▶ **Directions**: Collect each line holding the string "chart".

========================

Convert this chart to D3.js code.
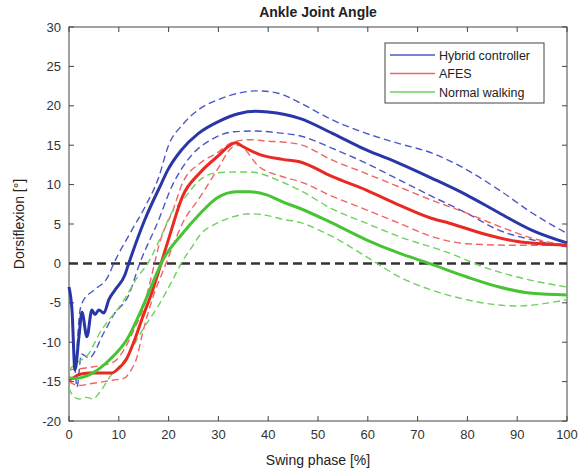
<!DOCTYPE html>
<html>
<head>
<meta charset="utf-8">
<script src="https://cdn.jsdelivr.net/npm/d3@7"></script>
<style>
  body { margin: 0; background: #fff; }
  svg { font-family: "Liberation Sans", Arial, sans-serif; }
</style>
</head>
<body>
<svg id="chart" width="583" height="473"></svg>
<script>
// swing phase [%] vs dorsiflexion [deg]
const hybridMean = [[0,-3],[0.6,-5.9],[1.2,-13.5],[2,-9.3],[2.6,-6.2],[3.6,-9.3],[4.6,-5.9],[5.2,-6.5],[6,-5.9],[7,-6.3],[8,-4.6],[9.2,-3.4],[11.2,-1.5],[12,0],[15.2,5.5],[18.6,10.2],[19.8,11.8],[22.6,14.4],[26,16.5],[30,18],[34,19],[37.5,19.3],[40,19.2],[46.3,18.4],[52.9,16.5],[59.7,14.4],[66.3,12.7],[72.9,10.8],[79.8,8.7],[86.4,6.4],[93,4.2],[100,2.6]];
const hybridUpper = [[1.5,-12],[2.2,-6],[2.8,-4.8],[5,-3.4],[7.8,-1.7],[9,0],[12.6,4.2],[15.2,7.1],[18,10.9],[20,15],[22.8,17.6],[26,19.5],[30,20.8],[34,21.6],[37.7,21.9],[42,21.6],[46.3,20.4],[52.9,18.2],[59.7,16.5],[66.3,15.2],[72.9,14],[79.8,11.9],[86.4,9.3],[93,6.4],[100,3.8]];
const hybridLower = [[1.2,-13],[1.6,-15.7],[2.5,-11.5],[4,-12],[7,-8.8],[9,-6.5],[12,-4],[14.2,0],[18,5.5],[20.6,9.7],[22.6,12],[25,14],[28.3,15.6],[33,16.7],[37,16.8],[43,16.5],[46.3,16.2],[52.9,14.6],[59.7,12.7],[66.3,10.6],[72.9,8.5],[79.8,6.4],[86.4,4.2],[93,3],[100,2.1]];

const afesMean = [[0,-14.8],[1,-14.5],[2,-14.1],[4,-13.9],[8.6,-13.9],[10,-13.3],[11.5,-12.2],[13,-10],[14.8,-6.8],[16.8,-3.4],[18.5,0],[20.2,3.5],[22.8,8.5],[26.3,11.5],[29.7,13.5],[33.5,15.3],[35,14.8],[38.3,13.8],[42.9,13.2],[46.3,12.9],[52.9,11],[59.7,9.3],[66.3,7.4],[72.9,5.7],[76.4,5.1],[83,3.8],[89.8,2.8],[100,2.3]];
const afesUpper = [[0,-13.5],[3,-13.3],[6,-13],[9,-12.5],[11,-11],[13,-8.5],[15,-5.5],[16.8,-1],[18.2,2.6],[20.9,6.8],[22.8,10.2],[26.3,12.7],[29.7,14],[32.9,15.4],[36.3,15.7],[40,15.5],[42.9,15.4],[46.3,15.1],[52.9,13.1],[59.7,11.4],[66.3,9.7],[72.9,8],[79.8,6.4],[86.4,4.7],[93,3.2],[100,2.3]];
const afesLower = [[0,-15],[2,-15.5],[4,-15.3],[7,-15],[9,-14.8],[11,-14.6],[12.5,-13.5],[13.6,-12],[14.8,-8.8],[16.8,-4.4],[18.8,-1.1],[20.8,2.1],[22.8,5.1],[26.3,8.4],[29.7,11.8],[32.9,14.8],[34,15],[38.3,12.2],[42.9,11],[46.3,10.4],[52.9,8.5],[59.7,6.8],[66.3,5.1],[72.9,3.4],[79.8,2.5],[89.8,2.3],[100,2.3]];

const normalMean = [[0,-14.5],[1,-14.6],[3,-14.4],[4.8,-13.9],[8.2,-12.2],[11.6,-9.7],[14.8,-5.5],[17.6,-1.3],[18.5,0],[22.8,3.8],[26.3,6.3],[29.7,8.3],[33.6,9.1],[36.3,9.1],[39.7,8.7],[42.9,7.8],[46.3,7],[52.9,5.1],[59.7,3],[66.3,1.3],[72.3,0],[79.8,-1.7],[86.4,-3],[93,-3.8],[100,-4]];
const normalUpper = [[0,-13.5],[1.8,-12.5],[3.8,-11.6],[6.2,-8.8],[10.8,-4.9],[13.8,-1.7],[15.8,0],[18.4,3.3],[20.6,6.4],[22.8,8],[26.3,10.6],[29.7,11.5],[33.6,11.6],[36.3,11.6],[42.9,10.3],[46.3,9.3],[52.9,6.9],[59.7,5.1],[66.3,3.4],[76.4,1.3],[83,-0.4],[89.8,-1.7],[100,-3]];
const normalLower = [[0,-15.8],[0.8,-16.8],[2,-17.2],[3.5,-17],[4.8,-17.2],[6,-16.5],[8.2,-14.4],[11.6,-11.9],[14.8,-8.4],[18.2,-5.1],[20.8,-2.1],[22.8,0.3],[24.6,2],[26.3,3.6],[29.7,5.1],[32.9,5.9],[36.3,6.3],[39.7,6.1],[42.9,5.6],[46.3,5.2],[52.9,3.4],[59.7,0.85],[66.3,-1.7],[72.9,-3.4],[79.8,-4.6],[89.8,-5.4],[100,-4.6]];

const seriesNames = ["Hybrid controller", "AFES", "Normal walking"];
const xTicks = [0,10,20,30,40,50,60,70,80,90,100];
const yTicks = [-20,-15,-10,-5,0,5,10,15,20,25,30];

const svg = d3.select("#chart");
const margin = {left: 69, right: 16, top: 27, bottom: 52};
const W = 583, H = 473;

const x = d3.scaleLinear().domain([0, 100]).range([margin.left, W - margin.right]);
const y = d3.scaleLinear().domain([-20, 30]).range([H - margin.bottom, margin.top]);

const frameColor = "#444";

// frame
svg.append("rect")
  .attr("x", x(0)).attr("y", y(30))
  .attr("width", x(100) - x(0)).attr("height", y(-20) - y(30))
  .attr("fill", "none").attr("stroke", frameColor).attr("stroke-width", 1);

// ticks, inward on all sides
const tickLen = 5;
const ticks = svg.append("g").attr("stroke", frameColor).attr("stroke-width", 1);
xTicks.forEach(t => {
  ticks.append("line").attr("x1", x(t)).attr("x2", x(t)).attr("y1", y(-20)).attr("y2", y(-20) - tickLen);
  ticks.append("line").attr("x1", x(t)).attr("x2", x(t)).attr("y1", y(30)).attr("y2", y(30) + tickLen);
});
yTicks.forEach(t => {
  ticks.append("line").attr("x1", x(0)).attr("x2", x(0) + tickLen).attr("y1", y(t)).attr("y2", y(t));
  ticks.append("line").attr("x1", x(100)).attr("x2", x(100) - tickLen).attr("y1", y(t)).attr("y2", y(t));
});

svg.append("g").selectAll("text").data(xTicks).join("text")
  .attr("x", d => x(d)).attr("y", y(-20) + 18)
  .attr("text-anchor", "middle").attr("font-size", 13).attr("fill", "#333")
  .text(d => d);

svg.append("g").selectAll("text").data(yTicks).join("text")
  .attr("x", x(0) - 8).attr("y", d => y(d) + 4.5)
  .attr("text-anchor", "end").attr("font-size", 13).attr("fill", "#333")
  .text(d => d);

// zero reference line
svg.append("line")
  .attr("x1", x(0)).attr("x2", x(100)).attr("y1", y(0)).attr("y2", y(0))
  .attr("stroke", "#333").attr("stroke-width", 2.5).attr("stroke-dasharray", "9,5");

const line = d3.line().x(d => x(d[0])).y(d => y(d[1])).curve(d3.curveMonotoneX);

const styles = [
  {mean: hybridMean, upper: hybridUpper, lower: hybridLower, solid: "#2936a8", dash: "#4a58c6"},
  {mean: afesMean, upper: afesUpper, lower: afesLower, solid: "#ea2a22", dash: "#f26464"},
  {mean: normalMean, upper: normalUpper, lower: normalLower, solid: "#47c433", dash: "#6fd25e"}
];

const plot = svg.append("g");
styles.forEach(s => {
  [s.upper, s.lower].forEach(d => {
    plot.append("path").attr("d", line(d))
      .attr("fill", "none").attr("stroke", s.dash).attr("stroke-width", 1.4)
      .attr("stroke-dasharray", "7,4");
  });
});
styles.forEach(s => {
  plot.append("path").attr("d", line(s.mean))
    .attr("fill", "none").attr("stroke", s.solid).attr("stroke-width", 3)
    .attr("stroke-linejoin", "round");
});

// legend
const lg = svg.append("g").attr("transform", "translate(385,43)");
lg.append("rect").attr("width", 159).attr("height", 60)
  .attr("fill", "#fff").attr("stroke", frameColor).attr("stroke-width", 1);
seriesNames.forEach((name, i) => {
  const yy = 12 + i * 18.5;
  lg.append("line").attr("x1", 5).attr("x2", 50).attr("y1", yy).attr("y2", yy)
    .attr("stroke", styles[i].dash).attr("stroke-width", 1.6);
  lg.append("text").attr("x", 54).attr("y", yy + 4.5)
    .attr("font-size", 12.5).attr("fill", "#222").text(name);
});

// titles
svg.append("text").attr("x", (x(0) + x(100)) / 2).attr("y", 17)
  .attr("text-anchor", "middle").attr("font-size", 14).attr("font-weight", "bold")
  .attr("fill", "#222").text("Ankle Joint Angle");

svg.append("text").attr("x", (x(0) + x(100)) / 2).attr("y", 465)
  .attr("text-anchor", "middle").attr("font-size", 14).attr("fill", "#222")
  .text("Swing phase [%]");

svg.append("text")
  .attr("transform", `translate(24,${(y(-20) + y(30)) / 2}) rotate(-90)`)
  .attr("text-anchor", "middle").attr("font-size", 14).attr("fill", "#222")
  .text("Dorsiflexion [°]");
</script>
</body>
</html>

========================

▶ **Written response**:
Convert this chart to D3.js code.
<svg id="chart" width="583" height="473"></svg>
const svg = d3.select("#chart");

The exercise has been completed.